Las medidas figuraban en el programa electoral de Emmanuel Macron pero terminaron por aunar las criticas de la oposición y de ciertos miembros de la mayoría presidencial. Los bloques de la izquierda francesa con Francia Insumisa de Jean-Luc Mélenchon a la cabeza bautizaron el primer presupuesto de la era Macron como “presupuesto de los ricos”. Los cien diputados que firmaron una petición en el matutino Libération se preguntan “¿para qué puede servir firmar un cheque de 4,5 mil millones de euros a los franceses más ricos?” (es la suma del regalo fiscal de las dos decisiones, IFI y flax tax). Los firmantes interpelan al Ejecutivo a que “haga público el impacto de las medidas fiscales y presupuestarias en los contribuyentes más adinerados y en los 100 franceses más ricos”. El ministro de Economía, Bruno Le Marie, respaldó sin embargo la reforma y se negó rotundamente a revelar las cifras, o sea, a romper el “secreto fiscal. “Nosotros defendemos la baja masiva de la fiscalidad del capital. Lo reivindico. (...) Es la única política que no se probó en Francia”, dijo Le Maire. La presidencia avanza con todo en un terreno que aún le es favorable, es decir, sin una oposición fuerte en el horizonte ni una movilización social con suficiente impacto como para trastornar el rumbo fijado por el mandatario. La Francia Insumisa de Jean-Luc Mélenchon no ha conseguido aún despegar con millones de personas en la calle, la derecha de Los Republicanos todavía vive indigestada por la derrota deshonrosa en las elecciones presidenciales de abril y mayo pasado, lo mismo que el Partido Socialista, aplastado por sus divisiones internas, por el fracaso estrepitoso en las presidenciales y las legislativas de junio y, hoy, obligado a vender su sede social y a despedir a decenas de personas por falta de fondos. De ese cuadro emerge una evidencia: Emmanuel Macron pasó a la segunda vuelta de la elección presidencial y luego ganó la consulta gracias a los votos del centro y de la izquierda, pero está llevando a cabo una transparente política de derecha. El extremo centro se volvió un faro perfectamente identificado por la opinión pública como un polo conservador que riega generosamente el jardín de los millonarios.

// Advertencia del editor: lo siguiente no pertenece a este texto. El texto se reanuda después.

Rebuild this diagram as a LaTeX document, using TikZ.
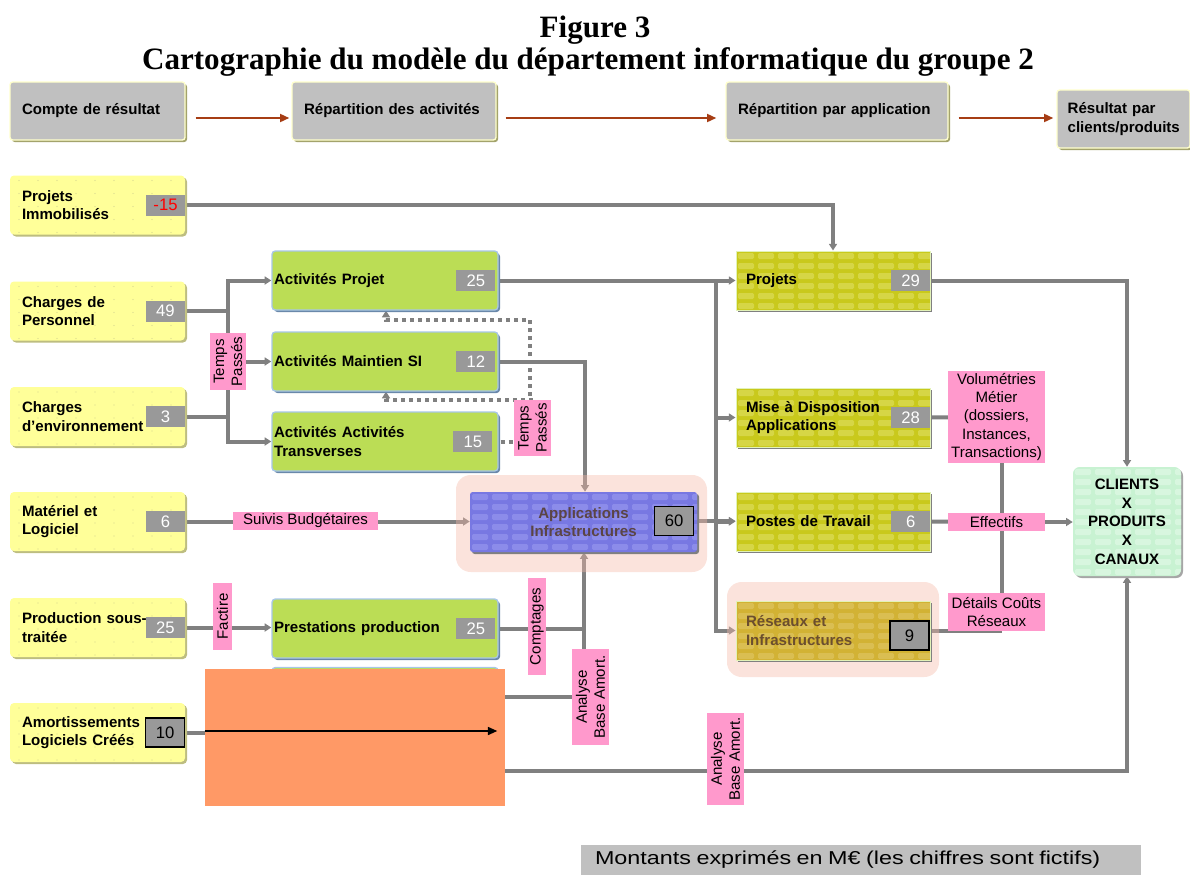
\documentclass[tikz,border=0pt]{standalone}
\usepackage{fontspec}
\setmainfont{Liberation Sans}
\newfontfamily\titlefont{Liberation Serif}
\usepackage{graphicx}
\usepackage{xcolor}
\usetikzlibrary{arrows.meta,calc}

\definecolor{hgray}{HTML}{C0C0C0}
\definecolor{hborder}{HTML}{FFFFCC}
\definecolor{hshadow}{HTML}{A3A36B}
\definecolor{hred}{HTML}{A63D14}
\definecolor{yfill}{HTML}{FFFF99}
\definecolor{ydot}{HTML}{D6D690}
\definecolor{yshadow}{HTML}{BDBD80}
\definecolor{gfill}{HTML}{BBDD55}
\definecolor{gborder}{HTML}{A8C6E8}
\definecolor{gshadow}{HTML}{6A88AA}
\definecolor{ofill}{HTML}{C9C91C}
\definecolor{obrick}{HTML}{D6D646}
\definecolor{oborder}{HTML}{E2F2B8}
\definecolor{rfill}{HTML}{D2B234}
\definecolor{rbrick}{HTML}{DABE52}
\definecolor{rtext}{HTML}{6B4E2E}
\definecolor{bfill}{HTML}{7878E2}
\definecolor{bbrick}{HTML}{8C8CEA}
\definecolor{btext}{HTML}{5B4545}
\definecolor{cfill}{HTML}{C8F2D2}
\definecolor{cbrick}{HTML}{D8F6DF}
\definecolor{pinkbg}{HTML}{F5B9A8}
\definecolor{plabel}{HTML}{FF99CC}
\definecolor{numgray}{HTML}{999999}
\definecolor{lgray}{HTML}{808080}
\definecolor{masque}{HTML}{FF9966}

\pgfdeclarelayer{liens}
\pgfdeclarelayer{teinte}
\pgfsetlayers{liens,teinte,main}

\tikzset{
  boxshadow/.style={preaction={fill=#1,transform canvas={shift={(1.5pt,-1.5pt)}}}},
  bricks/.style={path picture={\foreach \i in {0,...,11} \foreach \j in {0,...,10}
      \fill[#1,rounded corners=1pt] ($(path picture bounding box.north west)+(\i*20+2,\j*10+2)$) rectangle ++(16,6);}},
  ydots/.style={path picture={\foreach \i in {0,...,9} \foreach \j in {0,...,4}
      \fill[ydot] ($(path picture bounding box.north west)+(\i*19+9,\j*13+5)$) circle (0.5pt);}},
  boxfont/.style={font=\bfseries\fontsize{11.3}{14}\selectfont},
  hbox/.style={rectangle,rounded corners=2pt,fill=hgray,draw=hborder,line width=1pt,boxshadow=hshadow,boxfont,align=left,inner xsep=9pt,minimum height=43.5pt},
  ybox/.style={rectangle,rounded corners=3pt,fill=yfill,boxshadow=yshadow,ydots,boxfont,align=left,inner xsep=9pt,text width=113.25pt,minimum height=44.25pt},
  gbox/.style={rectangle,rounded corners=2.5pt,fill=gfill,draw=gborder,line width=1pt,boxshadow=gshadow,boxfont,align=left,inner xsep=1.5pt,text width=166.5pt,minimum height=44.25pt},
  obox/.style={rectangle,fill=ofill,bricks=obrick,draw=oborder,line width=0.75pt,boxshadow=gray,boxfont,align=left,inner xsep=7.5pt,text width=130.5pt,minimum height=44.25pt},
  numbox/.style={rectangle,fill=numgray,text=white,font=\fontsize{12.5}{14}\selectfont,minimum width=29.25pt,minimum height=15.75pt,inner sep=0pt,anchor=east},
  numboxk/.style={numbox,draw=black,line width=0.9pt,text=black,minimum height=21.75pt},
  plab/.style={rectangle,fill=plabel,font=\fontsize{11.3}{13.6}\selectfont,align=center,inner sep=0pt},
  gline/.style={draw=lgray,line width=3pt},
  garrow/.style={gline,-{Triangle[length=5pt,width=6pt]}},
  dotline/.style={draw=lgray,line width=3pt,dash pattern=on 3pt off 3pt},
  harrow/.style={draw=hred,line width=1.5pt,-{Triangle[length=7pt,width=6pt]}},
}

\begin{document}
\begin{tikzpicture}[x=0.75pt,y=-0.75pt]
\path[use as bounding box] (0,0) rectangle (1190,875);

% Title
\node[font=\titlefont\bfseries\fontsize{23.3}{27}\selectfont] (figure) at (595,30) {Figure 3};
\node[font=\titlefont\bfseries\fontsize{23.3}{27}\selectfont] (titre) at (588,62) {Cartographie du modèle du département informatique du groupe 2};

% Header
\node[hbox,text width=113.25pt] (compte) at (97.5,111) {Compte de résultat};
\node[hbox,text width=135pt] (repact) at (394,111) {Répartition des activités};
\node[hbox,text width=148.5pt] (repapp) at (837,111) {Répartition par application};
\node[hbox,text width=83.75pt,inner xsep=8pt] (resclients) at (1123.5,119) {Résultat par\\clients/produits};
\draw[harrow] ($(compte.east)+(10,7)$) -- ($(repact.west)+(-2,7)$);
\draw[harrow] ($(repact.east)+(9,7)$) -- ($(repapp.west)+(-9,7)$);
\draw[harrow] ($(repapp.east)+(10,7)$) -- ($(resclients.west)+(-3,-1)$);

% Comptes (left)
\node[ybox] (immo) at (97.5,205) {Projets\\Immobilisés};
\node[ybox] (perso) at (97.5,311) {Charges de\\Personnel};
\node[ybox] (envir) at (97.5,416.5) {Charges\\d’environnement};
\node[ybox] (mat) at (97.5,521.5) {Matériel et\\Logiciel};
\node[ybox] (prod) at (97.5,627.5) {Production sous-\\traitée};
\node[ybox] (amort) at (97.5,732.5) {Amortissements\\Logiciels Créés};
\node[numbox,text=red] (nimmo) at (immo.east) {-15};
\node[numbox] (nperso) at (perso.east) {49};
\node[numbox] (nenvir) at (envir.east) {3};
\node[numbox] (nmat) at (mat.east) {6};
\node[numbox] (nprod) at (prod.east) {25};
\node[numboxk] (namort) at (amort.east) {10};

% Activites
\node[gbox] (actproj) at (385,280.5) {Activités Projet};
\node[gbox] (actmaint) at (385,361.5) {Activités Maintien SI};
\node[gbox] (acttrans) at (385,441.5) {Activités Activités\\Transverses};
\node[gbox] (prest) at (385,628.5) {Prestations production};
\node[gbox] (cache) at (385,697) {};
\node[numbox] (nactproj) at ($(actproj.east)+(-3,0)$) {25};
\node[numbox] (nmaint) at ($(actmaint.east)+(-3,0)$) {12};
\node[numbox] (ntrans) at ($(acttrans.east)+(-6,0)$) {15};
\node[numbox] (nprest) at ($(prest.east)+(-3,0)$) {25};

% Applications
\node[rectangle,rounded corners=2pt,fill=bfill,bricks=bbrick,boxshadow=gray,text=btext,boxfont,align=center,minimum width=170.25pt,minimum height=45pt] (applis) at (583.5,522) {Applications\\Infrastructures};

% Repartition par application
\node[obox] (projets) at (833,280.5) {Projets};
\node[obox] (mise) at (833,417.5) {Mise à Disposition\\Applications};
\node[obox] (postes) at (833,521.5) {Postes de Travail};
\node[obox,fill=rfill,bricks=rbrick,text=rtext] (reseaux) at (833,630.5) {Réseaux et\\Infrastructures};
\node[numbox] (nprojets) at (projets.east) {29};
\node[numbox] (nmise) at (mise.east) {28};
\node[numbox] (npostes) at (postes.east) {6};

% Resultat
\node[rectangle,rounded corners=5pt,fill=cfill,bricks=cbrick,boxshadow=gray!70,boxfont,align=center,minimum width=81pt,minimum height=81.75pt,inner sep=0pt] (clients) at (1127,521.5) {CLIENTS\\X\\PRODUITS\\X\\CANAUX};

% Pink labels
\node[plab,rotate=90,minimum width=42.75pt,minimum height=27pt] (tp1) at (228,361.5) {Temps\\Passés};
\node[plab,rotate=90,minimum width=42pt,minimum height=27.75pt] (tp2) at (532.5,428) {Temps\\Passés};
\node[plab,minimum width=108.75pt,minimum height=13.5pt] (suivis) at (305.5,521) {Suivis Budgétaires};
\node[plab,rotate=90,minimum width=50.25pt,minimum height=14.25pt] (factire) at (222.5,616.5) {Factire};
\node[plab,rotate=90,minimum width=72.75pt,minimum height=13.5pt] (comptages) at (537,626.5) {Comptages};
\node[plab,rotate=90,minimum width=72pt,minimum height=27.75pt] (abam1) at (590.5,697) {Analyse\\Base Amort.};
\node[plab,rotate=90,minimum width=69pt,minimum height=27.75pt] (abam2) at (725.5,759) {Analyse\\Base Amort.};
\node[plab,minimum width=72.75pt,minimum height=69pt] (volum) at (996.5,417) {Volumétries\\Métier\\(dossiers,\\Instances,\\Transactions)};
\node[plab,minimum width=72.75pt,minimum height=13.5pt] (effectifs) at (996.5,522) {Effectifs};
\node[plab,minimum width=72.75pt,minimum height=28.5pt] (details) at (996.5,612) {Détails Coûts\\Réseaux};

% Numbers over the tint
\node[numboxk] (n60) at ($(applis.east)+(-3,-1)$) {60};
\node[numboxk] (nres) at ($(reseaux.east)+(-1,5)$) {9};

% Orange mask
\node[fill=masque,minimum width=225pt,minimum height=102.75pt,inner sep=0pt] (masquage) at (355,737.5) {};
\draw[black,line width=1.2pt,-{Triangle[length=7pt,width=6pt]}] ($(masquage.west |- namort)+(0,-1.5)$) -- ($(masquage.east |- namort)+(-8,-1.5)$);

% Note
\node[fill=hgray,minimum height=22.5pt,text width=399pt,inner xsep=10.5pt,inner ysep=0pt,align=left] (montants) at (861,860) {\scalebox{1.25}[1]{\fontsize{14}{16}\selectfont Montants exprimés en M€ (les chiffres sont fictifs)}};

% Connectors
\coordinate (tronc) at (716,280.5);
\coordinate (cpt) at (584,628.5);
\coordinate (amo) at (505,771);
\coordinate (pointille) at (386,320);
\begin{pgfonlayer}{liens}
\draw[garrow] (nimmo.east) -| (projets.north);
\draw[gline] (nperso.east) -- (nperso.east -| tp1.center);
\draw[gline] (nenvir.east) -- (nenvir.east -| tp1.center);
\draw[garrow] (tp1.center) |- (actproj.west);
\draw[garrow] (tp1.center) -- (actmaint.west);
\draw[garrow] (tp1.center) |- (acttrans.west);
\draw[garrow] (nactproj.east) -- (projets.west);
\draw[garrow] (tronc) |- (mise.west);
\draw[garrow] (tronc) |- (postes.west);
\draw[garrow] (tronc) |- (reseaux.west);
\draw[garrow] (nmaint.east) -| ($(applis.north)+(1.5,0)$);
\draw[garrow] (nmat.east) -- (nmat.east -| applis.west);
\draw[garrow] (n60.east) -- (n60.east -| postes.west);
\draw[garrow] (nprod.east) -- (nprod.east -| prest.west);
\draw[gline] (nprest.east) -- (cpt);
\draw[garrow] (cpt |- abam1.center) -- (cpt |- applis.south);
\draw[gline] (masquage.east |- abam1.center) -- (abam1.center);
\draw[gline] (namort.east) -- (masquage.west |- namort);
\draw[garrow] (amo) -| (clients.south);
\draw[garrow] (nprojets.east) -| (clients.north);
\draw[gline] (nmise.east) -- (volum.center);
\draw[gline] ($(volum.center)+(5,0)$) -- ($(details.center)+(5,0)$);
\draw[gline] (npostes.east) -- (effectifs.center);
\draw[garrow] (effectifs.center) -- (effectifs.center -| clients.west);
\draw[gline] (reseaux.east) -- ($(details.center |- reseaux.east)+(5,0)$);
\draw[dotline] (ntrans.east) -- (ntrans.east -| tp2.center);
\draw[dotline,-{Triangle[length=5pt,width=6pt]}] ($(tp2.center)+(-3,0)$) |- (pointille) -- (pointille |- actproj.south);
\draw[dotline,-{Triangle[length=5pt,width=6pt]}] ($(tp2.center)+(0,-28)$) -| (pointille |- actmaint.south);
\end{pgfonlayer}

% Tint behind the two highlighted boxes
\begin{pgfonlayer}{teinte}
\fill[pinkbg,fill opacity=0.4,rounded corners=11pt] (456,475) rectangle (707,572);
\fill[pinkbg,fill opacity=0.4,rounded corners=11pt] (727,582) rectangle (939,677);
\end{pgfonlayer}

\end{tikzpicture}
\end{document}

Con sus reformas, especialmente la laboral y luego la impositiva, paulatinamente, el presidente ha ido perdiendo la confianza del mundo del trabajo y de quienes no tienen acceso a los beneficios de la modernidad digital. Al mismo tiempo, ganó la confianza del patronato y los inversores. El gobierno pide “dos años” para que todos vean y se beneficien con los resultados de esta política. Las impaciencias acumuladas por las decepciones sembradas durante los mandatos de Nicolas Sarkozy primero (2007-2012) y después por las del socialista François Hollande (2012-2017) recaen ahora sobre la presidencia de Macron. El primero había usado como bandera el eslogan “trabajar más para ganar más”, mientras que el segundo se distinguió con su famoso “mi enemigo es la finanza”. El gobierno asume de sus decisiones, el costo social de las mismas así como la preservación del secreto fiscal y le pide confianza a una sociedad sometida a las devastaciones propias del liberalismo y que esperaba que con Macron se reestableciera una suerte de equilibrio. El cantito “si les damos un poco más a los que ya tienen mucho todos nos vamos a ganar” no convence a nadie más que a sus promotores y sus beneficiarios. El resto es un lento desengaño, la idea de que es más de lo mismo y que dentro de ese repetición hay que rebuscársela para sobrevivir.